Lastly, he arrives at Clube and Napier's 'snake' (the Cosmic Serpent, 1982) and this amounts to the shortest critique (which must tell us something about the web site itself). They say it 'attempts' to suggest ancient catastrophes were caused by meteor streams (and comets) when in reality the book takes the planets out of catastrophism and replaces them with comets (and their bits and pieces). He admits they are astronomers but accuses them of ineptitude when it comes to antiquity (ancient history) and mythology (which is like accusing somebody of something you are doing yourselves). They are particularly inept as astronomers, they continue, which appears to mean they don't like the idea of a bit of cold water splashed on the idea of errant planets bouncing around the solar system.

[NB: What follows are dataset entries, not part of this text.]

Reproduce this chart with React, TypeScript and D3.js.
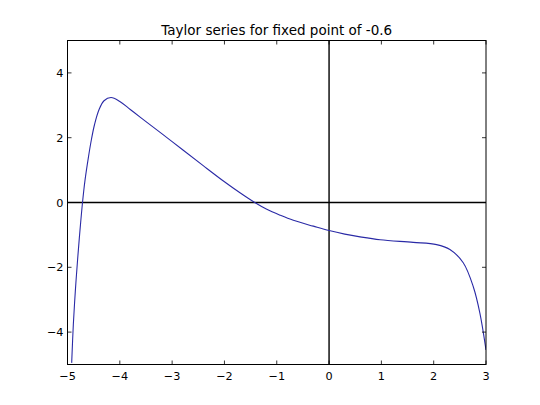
import React from "react";
import * as d3 from "d3";

const xs = [-4.92, -4.889, -4.851, -4.805, -4.761, -4.713, -4.665, -4.599, -4.541, -4.484, -4.398, -4.302, -4.168, -4.0, -3.8, -3.6, -3.0, -2.4, -2.0, -1.703, -1.42, -1.2, -0.937, -0.683, -0.3, 0, 0.3, 0.593, 0.976, 1.608, 2.055, 2.31, 2.565, 2.757, 2.884, 3.0];
const ys = [-4.95, -3.78, -2.75, -1.72, -0.85, 0, 0.69, 1.41, 1.96, 2.4, 2.86, 3.14, 3.24, 3.12, 2.87, 2.62, 1.88, 1.13, 0.64, 0.3, 0, -0.2, -0.39, -0.55, -0.73, -0.865, -0.975, -1.06, -1.15, -1.23, -1.3, -1.45, -1.86, -2.6, -3.42, -4.55];
const xTicks = [-5, -4, -3, -2, -1, 0, 1, 2, 3];
const yTicks = [-4, -2, 0, 2, 4];
const title = "Taylor series for fixed point of -0.6";

const W = 540, H = 405;
const L = 67.5, R = 486, T = 40.5, B = 364.5;
const FONT = "DejaVu Sans, sans-serif";

const fmt = (v: number) => (v < 0 ? "\u2212" + Math.abs(v) : String(v));

export default function App() {
  const x = d3.scaleLinear().domain([-5, 3]).range([L, R]);
  const y = d3.scaleLinear().domain([-5, 5]).range([B, T]);
  const pts: [number, number][] = xs.map((v, i) => [v, ys[i]]);
  const line = d3
    .line<[number, number]>()
    .x((d) => x(d[0]))
    .y((d) => y(d[1]))
    .curve(d3.curveCatmullRom.alpha(0.5));
  const tl = 4;
  return (
    <div style={{ position: "absolute", left: 0, top: 0 }}>
      <svg width={W} height={H} style={{ display: "block", background: "#fff" }}>
        <defs>
          <clipPath id="pa">
            <rect x={L} y={T} width={R - L} height={B - T} />
          </clipPath>
        </defs>
        <rect x={0} y={0} width={W} height={H} fill="#fff" />
        <g clipPath="url(#pa)">
          <line x1={L} x2={R} y1={y(0)} y2={y(0)} stroke="#000" strokeWidth={1.4} />
          <line x1={x(0)} x2={x(0)} y1={T} y2={B} stroke="#000" strokeWidth={1.4} />
          <path d={line(pts) || ""} fill="none" stroke="#2a2aa6" strokeWidth={1.1} />
        </g>
        <rect x={L} y={T} width={R - L} height={B - T} fill="none" stroke="#000" strokeWidth={1} />
        {xTicks.map((t) => (
          <g key={"x" + t}>
            <line x1={x(t)} x2={x(t)} y1={B} y2={B - tl} stroke="#000" strokeWidth={0.8} />
            <line x1={x(t)} x2={x(t)} y1={T} y2={T + tl} stroke="#000" strokeWidth={0.8} />
            <text x={x(t)} y={B + 15} textAnchor="middle" fontFamily={FONT} fontSize={11.25} fill="#000">
              {fmt(t)}
            </text>
          </g>
        ))}
        {yTicks.map((t) => (
          <g key={"y" + t}>
            <line x1={L} x2={L + tl} y1={y(t)} y2={y(t)} stroke="#000" strokeWidth={0.8} />
            <line x1={R} x2={R - tl} y1={y(t)} y2={y(t)} stroke="#000" strokeWidth={0.8} />
            <text x={L - 4} y={y(t)} dy="0.36em" textAnchor="end" fontFamily={FONT} fontSize={11.25} fill="#000">
              {fmt(t)}
            </text>
          </g>
        ))}
        <text x={(L + R) / 2} y={T - 6} textAnchor="middle" fontFamily={FONT} fontSize={13.5} fill="#000">
          {title}
        </text>
      </svg>
    </div>
  );
}
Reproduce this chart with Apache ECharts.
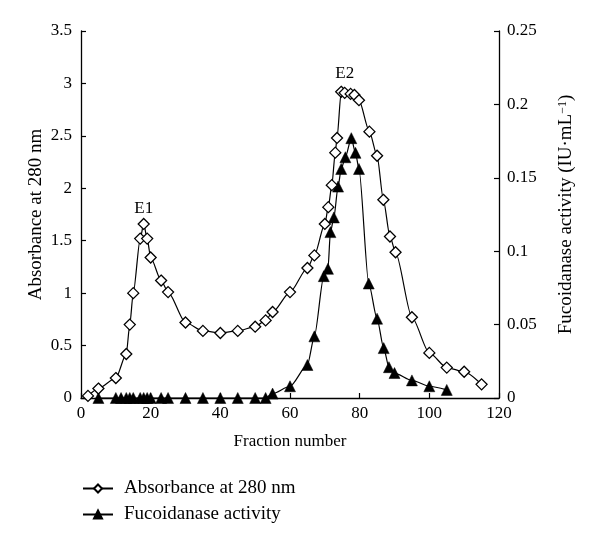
<!DOCTYPE html>
<html>
<head>
<meta charset="utf-8">
<script src="https://cdn.jsdelivr.net/npm/echarts@6/dist/echarts.min.js"></script>
<style>html,body{margin:0;padding:0;background:#fff;}#c{width:600px;height:543px;}</style>
</head>
<body>
<div id="c"></div>
<script>
const xTicks = [0, 20, 40, 60, 80, 100, 120];
const fractionAbs = [2, 5, 10, 13, 14, 15, 17, 18, 19, 20, 23, 25, 30, 35, 40, 45, 50, 53, 55, 60, 65, 67, 70, 71, 72, 73, 73.5, 74.7, 75.7, 77.4, 78.5, 79.8, 82.8, 85, 86.8, 88.7, 90.3, 95, 100, 105, 110, 115];
const absorbance  = [0.02, 0.09, 0.19, 0.42, 0.70, 1.00, 1.52, 1.66, 1.52, 1.34, 1.12, 1.01, 0.72, 0.64, 0.62, 0.64, 0.68, 0.74, 0.82, 1.01, 1.24, 1.36, 1.66, 1.82, 2.03, 2.34, 2.48, 2.92, 2.91, 2.90, 2.89, 2.84, 2.54, 2.31, 1.89, 1.54, 1.39, 0.77, 0.43, 0.29, 0.25, 0.13];
const fractionAct = [5, 10, 11.5, 13, 14, 15, 17, 18, 19, 20, 23, 25, 30, 35, 40, 45, 50, 53, 55, 60, 65, 67, 69.7, 70.9, 71.6, 72.6, 73.8, 74.7, 75.9, 77.6, 78.8, 79.8, 82.6, 85, 86.9, 88.4, 90, 95, 100, 105];
const activity    = [0, 0, 0, 0, 0, 0, 0, 0, 0, 0, 0, 0, 0, 0, 0, 0, 0, 0, 0.003, 0.008, 0.0225, 0.042, 0.083, 0.088, 0.113, 0.123, 0.144, 0.156, 0.164, 0.177, 0.167, 0.156, 0.078, 0.054, 0.034, 0.021, 0.017, 0.012, 0.008, 0.0055];
const peakLabels = { 7: 'E1', 28: 'E2' };
const peakLabelDistance = { 7: 1, 28: 5 };

const FONT = 'Liberation Serif';
const absData = fractionAbs.map((x, i) => {
  const item = { value: [x, absorbance[i]] };
  if (peakLabels[i]) {
    item.label = { show: true, formatter: peakLabels[i], position: 'top', distance: peakLabelDistance[i],
      color: '#000', fontFamily: FONT, fontSize: 17 };
  }
  return item;
});
const actData = fractionAct.map((x, i) => [x, activity[i]]);

const chart = echarts.init(document.getElementById('c'), null, { renderer: 'canvas' });
const axisCommon = {
  axisLine: { show: true, lineStyle: { color: '#000', width: 1.3 } },
  axisTick: { show: true, inside: true, length: 5, lineStyle: { color: '#000', width: 1.2 } },
  splitLine: { show: false },
  nameMoveOverlap: false,
  axisLabel: { color: '#000', fontFamily: FONT, fontSize: 17 },
  nameTextStyle: { color: '#000', fontFamily: FONT, fontSize: 17 }
};
chart.setOption({
  animation: false,
  backgroundColor: '#fff',
  textStyle: { fontFamily: FONT },
  grid: { left: 81, right: 101, top: 31, bottom: 145 },
  legend: {
    orient: 'vertical', left: 82, top: 479, itemGap: 7, padding: 0,
    itemWidth: 30, itemHeight: 10,
    textStyle: { color: '#000', fontFamily: FONT, fontSize: 19, padding: [0, 0, 0, 6] },
    data: ['Absorbance at 280 nm', 'Fucoidanase activity']
  },
  xAxis: Object.assign({}, axisCommon, {
    type: 'value', min: xTicks[0], max: xTicks[xTicks.length - 1], interval: 20,
    name: 'Fraction number', nameLocation: 'middle', nameGap: 35,
    axisLabel: Object.assign({}, axisCommon.axisLabel, { margin: 7 })
  }),
  yAxis: [
    Object.assign({}, axisCommon, {
      type: 'value', min: 0, max: 3.5, interval: 0.5, position: 'left',
      name: 'Absorbance at 280 nm', nameLocation: 'middle', nameGap: 35, nameRotate: 90,
      nameTextStyle: { color: '#000', fontFamily: FONT, fontSize: 19 },
      axisLabel: Object.assign({}, axisCommon.axisLabel, { margin: 9 })
    }),
    Object.assign({}, axisCommon, {
      type: 'value', min: 0, max: 0.25, interval: 0.05, position: 'right',
      name: 'Fucoidanase activity (IU·mL{sup|−1})', nameLocation: 'middle', nameGap: 58, nameRotate: 90,
      nameTextStyle: { color: '#000', fontFamily: FONT, fontSize: 19,
        rich: { sup: { fontFamily: FONT, fontSize: 12, verticalAlign: 'top', lineHeight: 10, color: '#000' } } },
      axisLabel: Object.assign({}, axisCommon.axisLabel, { margin: 8 })
    })
  ],
  series: [
    {
      name: 'Fucoidanase activity', type: 'line', yAxisIndex: 1, data: actData,
      symbol: 'triangle', symbolSize: 11, clip: false,
      smooth: 0.25, smoothMonotone: 'x',
      lineStyle: { color: '#000', width: 1.2 },
      itemStyle: { color: '#000', borderColor: '#000', borderWidth: 0.5 }
    },
    {
      name: 'Absorbance at 280 nm', type: 'line', yAxisIndex: 0, data: absData,
      symbol: 'diamond', symbolSize: 11, clip: false,
      smooth: 0.25, smoothMonotone: 'x',
      lineStyle: { color: '#000', width: 1.2 },
      itemStyle: { color: '#fff', borderColor: '#000', borderWidth: 1.3 }
    }
  ]
});
</script>
</body>
</html>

He refers the reader to www.contrarybooks.com/clube.php which appears to be a sceptical review of The Cosmic Serpent. Their other book, The Cosmic Winter is not mentioned, or the numerous articles published in academic journals and in SIS Review are all ignored – or their participation in various conferences and meetings including the second SIS Cambridge Conference. It seems that former Velikovskians are well and truly divided and never will be brought together. Amen.